How about distancing yourself even more from the competition through a product that’s specifically designed for you and your customers’ tastes?

How about an all-vegan ice-cream parlour? Or one offering low-sugar gelato only? What if your customers love softies more, but want to stay clear of industrial products?

We dream big. And so should you, because we have the way of making all your dreams turn real.

It’s called custom ice-cream formula, and here’s how we do that.

Based on your requirements, we develop a fully customised product that suits the peculiar profile of your customers and also lets you express your own creativity. You put your ideas on the table, and we turn them into consumable goods by deploying all the techniques and knowledge we’ve developed over the decades. We partner with Gelatitalia, a specialist Italian supplier and producer, and add our own insights obtained through market researching from far West to far East.

Whether it is a matter of trends in taste, dietary restrictions or allergies, we’re ready to serve you the perfect bases for your ice-cream business.

Here’s an example of what kind information we would like to collect from you:

  1. The main ingredients to use and their doses – if you want soy milk, soy milk you’ll have;
  2. The processing method, either cold or hot – because you may not be equipped to do both;
  3. The nutritional values – because people aren’t all alike;
  4. The tweaks you care about – tell us how to aid and abet your war against lactose, fats, sugars, animal-based products, or anything else you DON’T want to include in your products. Or possibly DO want even more.

Does it look overcomplicated? Just tell us your ideas, and we’ll get you through it.

This is where you ask us if it’s worth to have an ice cream formula.

Come again? Are you serious? 

Well, for starters you’ll make and sell an artisanal gelato or ice cream that’s only yours. Nobody else can have it. And it will be made not just with passion – loads of passion -, but with science as well: nutritional science, chemistry, and the help of an exclusive balancing software. Built from scratch, your own ice-cream formula will help you develop your own commercial dreams and gain excellence in the niche you want to take for yourself.

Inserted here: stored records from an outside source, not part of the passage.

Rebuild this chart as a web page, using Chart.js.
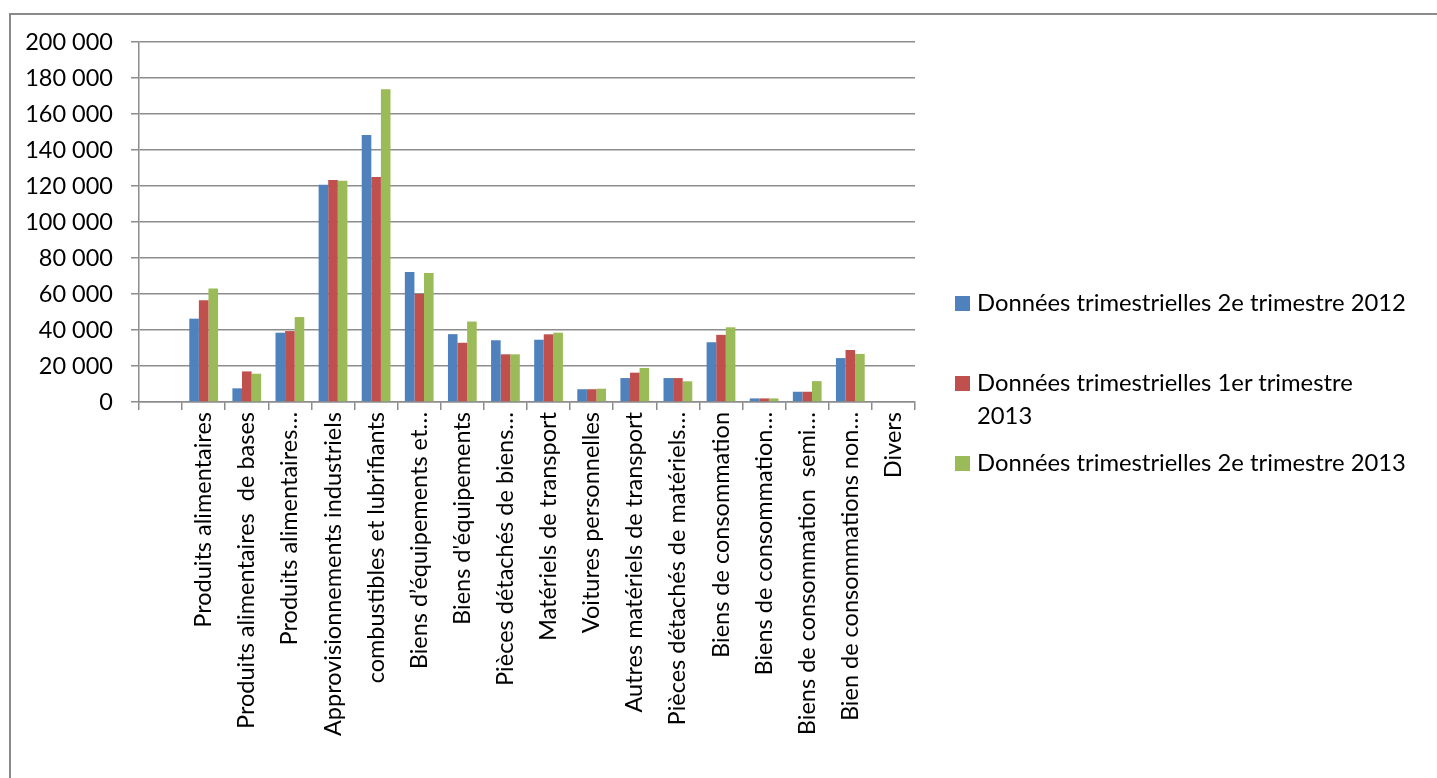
<!DOCTYPE html>
<html lang="fr">
<head>
<meta charset="utf-8">
<title>Importations par catégorie</title>
<script src="https://cdn.jsdelivr.net/npm/chart.js@4.4.0/dist/chart.umd.min.js"></script>
<style>
    html, body { margin: 0; padding: 0; background: #fff; overflow: hidden; }
    body { width: 1437px; height: 778px; position: relative; font-family: Lato, "Open Sans", sans-serif; }
    #frame { position: absolute; left: 9px; top: 13px; width: 1440px; height: 780px; border: 2px solid #8a8a8a; box-sizing: border-box; }
    #chart { position: absolute; left: 0; top: 0; }
    #legend { position: absolute; left: 955px; top: 0; width: 475px; }
    .item { position: absolute; left: 0; display: flex; align-items: flex-start; font-size: 23.8px; line-height: 33px; color: #000; }
    .swatch { width: 15px; height: 15px; margin-top: 10px; margin-right: 7px; flex: none; }
    .text { max-width: 434px; }
</style>
</head>
<body>
<div id="frame"></div>
<canvas id="chart" width="1437" height="778"></canvas>
<div id="legend"></div>
<script>
// --- Data (values in units) ---
const categories = [
    '',
    'Produits alimentaires',
    'Produits alimentaires  de bases',
    'Produits alimentaires…',
    'Approvisionnements industriels',
    'combustibles et lubrifiants',
    'Biens d\u2019équipements et…',
    'Biens d\'équipements',
    'Pièces détachés de biens…',
    'Matériels de transport',
    'Voitures personnelles',
    'Autres matériels de transport',
    'Pièces détachés de matériels…',
    'Biens de consommation',
    'Biens de consommation…',
    'Biens de consommation  semi…',
    'Bien de consommations non…',
    'Divers'
];

const seriesNames = [
    'Données trimestrielles 2e trimestre 2012',
    'Données trimestrielles 1er trimestre 2013',
    'Données trimestrielles 2e trimestre 2013'
];

const q2_2012 = [null, 46300, 7600, 38500, 120700, 148300, 72200, 37700, 34300, 34600, 7100, 13300, 13300, 33200, 2000, 5700, 24400, null];
const q1_2013 = [null, 56500, 17000, 39400, 123300, 125000, 60000, 32900, 26500, 37600, 7100, 16300, 13300, 37300, 2000, 5700, 28900, null];
const q2_2013 = [null, 63000, 15700, 47200, 122900, 173700, 71700, 44700, 26500, 38500, 7400, 18900, 11500, 41500, 2000, 11600, 26700, null];

const yTicks = [0, 20000, 40000, 60000, 80000, 100000, 120000, 140000, 160000, 180000, 200000];

const colors = ['#4F81BD', '#C0504D', '#9BBB59'];

// --- Chart ---
const gridColor = '#8c8c8c';
const tickFont = { family: 'Lato, "Open Sans", sans-serif', size: 23.5 };

function formatThousands(v) {
    return String(v).replace(/\B(?=(\d{3})+(?!\d))/g, ' ');
}

const seriesValues = [q2_2012, q1_2013, q2_2013];

const ctx = document.getElementById('chart').getContext('2d');
const chart = new Chart(ctx, {
    type: 'bar',
    data: {
        labels: categories,
        datasets: seriesValues.map((vals, i) => ({
            label: seriesNames[i],
            data: vals,
            backgroundColor: colors[i],
            borderWidth: 0,
            categoryPercentage: 0.667,
            barPercentage: 1.0
        }))
    },
    options: {
        responsive: false,
        animation: false,
        devicePixelRatio: 1,
        layout: { padding: { left: 0, right: 522, top: 42, bottom: 0 } },
        plugins: {
            legend: { display: false },
            tooltip: { enabled: false }
        },
        scales: {
            x: {
                grid: {
                    display: true,
                    offset: true,
                    drawOnChartArea: false,
                    drawTicks: true,
                    tickLength: 8,
                    color: gridColor,
                    lineWidth: 1.5
                },
                border: { display: true, color: gridColor, width: 1.5 },
                ticks: {
                    color: '#000',
                    font: tickFont,
                    minRotation: 90,
                    maxRotation: 90,
                    autoSkip: false,
                    padding: 2
                },
                afterFit(scale) { scale.height = 778 - 402; }
            },
            y: {
                min: 0,
                max: 200000,
                afterBuildTicks(scale) { scale.ticks = yTicks.map(v => ({ value: v })); },
                grid: {
                    color: gridColor,
                    lineWidth: 1.5,
                    tickLength: 8
                },
                border: { display: true, color: gridColor, width: 1.5 },
                ticks: {
                    color: '#000',
                    font: tickFont,
                    padding: 18,
                    callback: v => formatThousands(v)
                },
                afterFit(scale) { scale.width = 139; }
            }
        }
    }
});

// --- Legend (HTML, right side) ---
const legendTops = [286, 366, 446];
const legendEl = document.getElementById('legend');
seriesNames.forEach((name, i) => {
    const item = document.createElement('div');
    item.className = 'item';
    item.style.top = legendTops[i] + 'px';
    const sw = document.createElement('span');
    sw.className = 'swatch';
    sw.style.background = colors[i];
    const tx = document.createElement('span');
    tx.className = 'text';
    tx.textContent = name;
    item.appendChild(sw);
    item.appendChild(tx);
    legendEl.appendChild(item);
});
</script>
</body>
</html>
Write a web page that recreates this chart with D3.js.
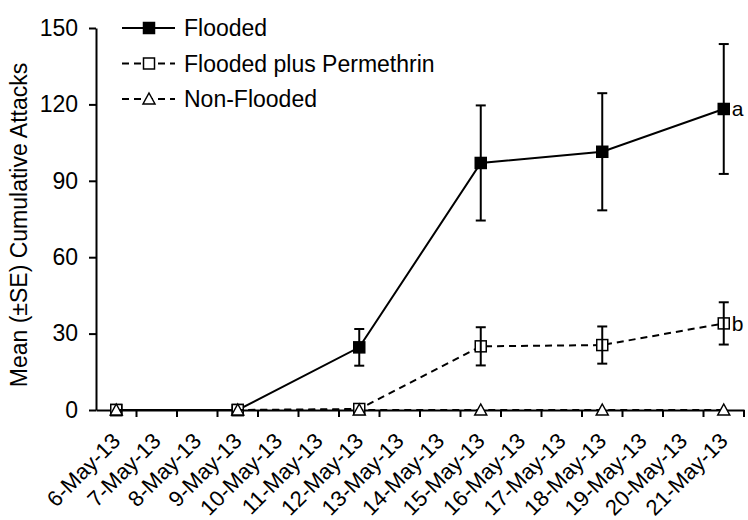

Secondly, we use cutting-edge manufacturing facilities that have been in business for over 30 years, run by people who really know their job. Plus, we’re Italian – and even though we didn’t invent ice cream, we know a thing or two.

Thirdly, pre-made mixes help you prepare your line in the easiest and quickest way possible. They’re time-efficient, they reduce errors, therefore avoiding waste, and consequently scale up your incomes.